Dataset section:
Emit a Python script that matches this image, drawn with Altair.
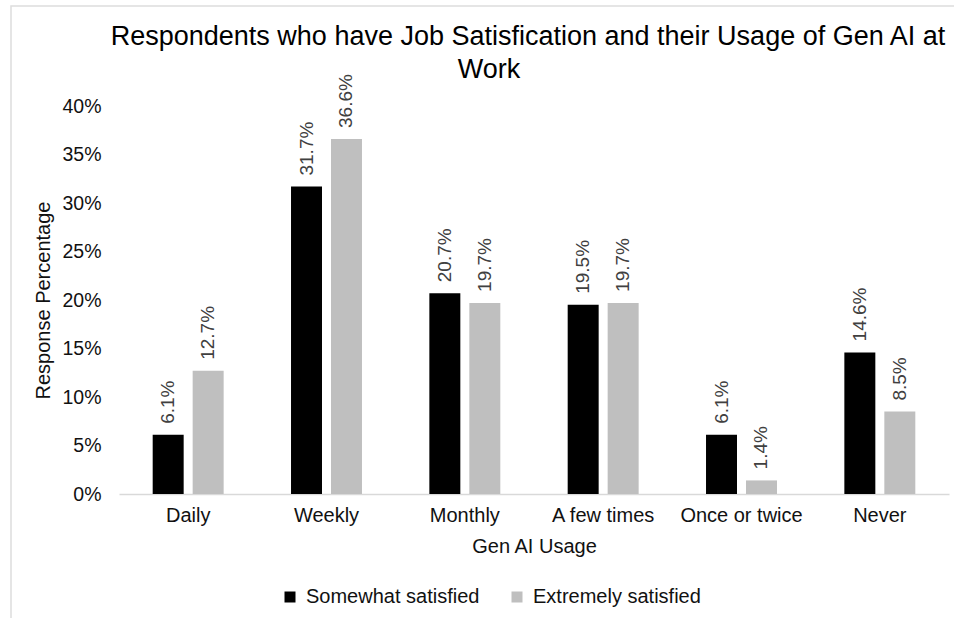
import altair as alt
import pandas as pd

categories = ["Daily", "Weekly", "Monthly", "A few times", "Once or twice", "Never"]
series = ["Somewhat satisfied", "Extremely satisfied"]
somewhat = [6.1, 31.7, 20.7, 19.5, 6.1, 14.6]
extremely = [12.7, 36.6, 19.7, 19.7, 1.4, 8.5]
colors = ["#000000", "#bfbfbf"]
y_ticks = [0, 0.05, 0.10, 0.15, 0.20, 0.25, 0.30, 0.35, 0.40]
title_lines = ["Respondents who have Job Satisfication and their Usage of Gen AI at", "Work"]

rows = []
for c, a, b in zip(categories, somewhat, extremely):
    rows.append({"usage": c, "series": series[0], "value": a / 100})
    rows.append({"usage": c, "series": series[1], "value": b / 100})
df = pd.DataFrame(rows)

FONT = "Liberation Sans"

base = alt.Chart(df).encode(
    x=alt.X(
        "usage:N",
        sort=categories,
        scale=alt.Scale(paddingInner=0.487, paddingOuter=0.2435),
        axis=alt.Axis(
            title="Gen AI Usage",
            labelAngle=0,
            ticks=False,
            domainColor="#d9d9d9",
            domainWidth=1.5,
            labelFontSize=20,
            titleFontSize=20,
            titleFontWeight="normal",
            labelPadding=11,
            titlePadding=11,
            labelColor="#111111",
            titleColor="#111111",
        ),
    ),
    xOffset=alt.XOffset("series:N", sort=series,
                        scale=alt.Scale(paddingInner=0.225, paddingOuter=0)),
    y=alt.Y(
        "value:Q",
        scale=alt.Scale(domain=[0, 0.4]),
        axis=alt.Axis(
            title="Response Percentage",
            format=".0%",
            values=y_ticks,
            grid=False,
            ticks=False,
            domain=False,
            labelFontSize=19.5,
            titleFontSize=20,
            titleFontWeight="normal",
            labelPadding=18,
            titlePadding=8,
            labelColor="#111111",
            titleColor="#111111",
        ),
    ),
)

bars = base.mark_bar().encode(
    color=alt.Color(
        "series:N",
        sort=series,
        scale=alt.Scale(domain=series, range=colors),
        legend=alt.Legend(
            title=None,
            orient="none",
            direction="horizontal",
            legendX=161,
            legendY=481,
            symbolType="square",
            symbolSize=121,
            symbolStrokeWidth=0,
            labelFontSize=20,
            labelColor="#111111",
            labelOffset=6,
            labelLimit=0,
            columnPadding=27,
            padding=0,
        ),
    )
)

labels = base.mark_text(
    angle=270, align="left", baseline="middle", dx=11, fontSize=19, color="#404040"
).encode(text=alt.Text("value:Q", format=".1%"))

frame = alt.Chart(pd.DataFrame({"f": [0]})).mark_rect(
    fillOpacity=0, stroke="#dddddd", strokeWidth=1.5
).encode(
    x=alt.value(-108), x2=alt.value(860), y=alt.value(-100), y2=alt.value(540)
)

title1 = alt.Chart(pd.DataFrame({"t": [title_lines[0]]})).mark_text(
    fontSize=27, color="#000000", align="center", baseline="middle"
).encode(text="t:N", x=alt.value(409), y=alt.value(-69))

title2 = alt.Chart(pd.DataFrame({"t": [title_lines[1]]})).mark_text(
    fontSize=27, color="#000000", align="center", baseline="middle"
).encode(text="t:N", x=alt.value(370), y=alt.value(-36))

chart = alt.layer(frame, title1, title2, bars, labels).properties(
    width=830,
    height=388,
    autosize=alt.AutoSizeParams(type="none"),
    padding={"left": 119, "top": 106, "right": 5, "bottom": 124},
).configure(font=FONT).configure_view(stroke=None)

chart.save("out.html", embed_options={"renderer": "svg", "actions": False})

Aim:
Leave the pictures out and please restate exactly the lines running from the start of the material through the one with "import pandas as pd".

Result of the exercise:
Emit a Python script that matches this image, drawn with Altair.
import altair as alt
import pandas as pd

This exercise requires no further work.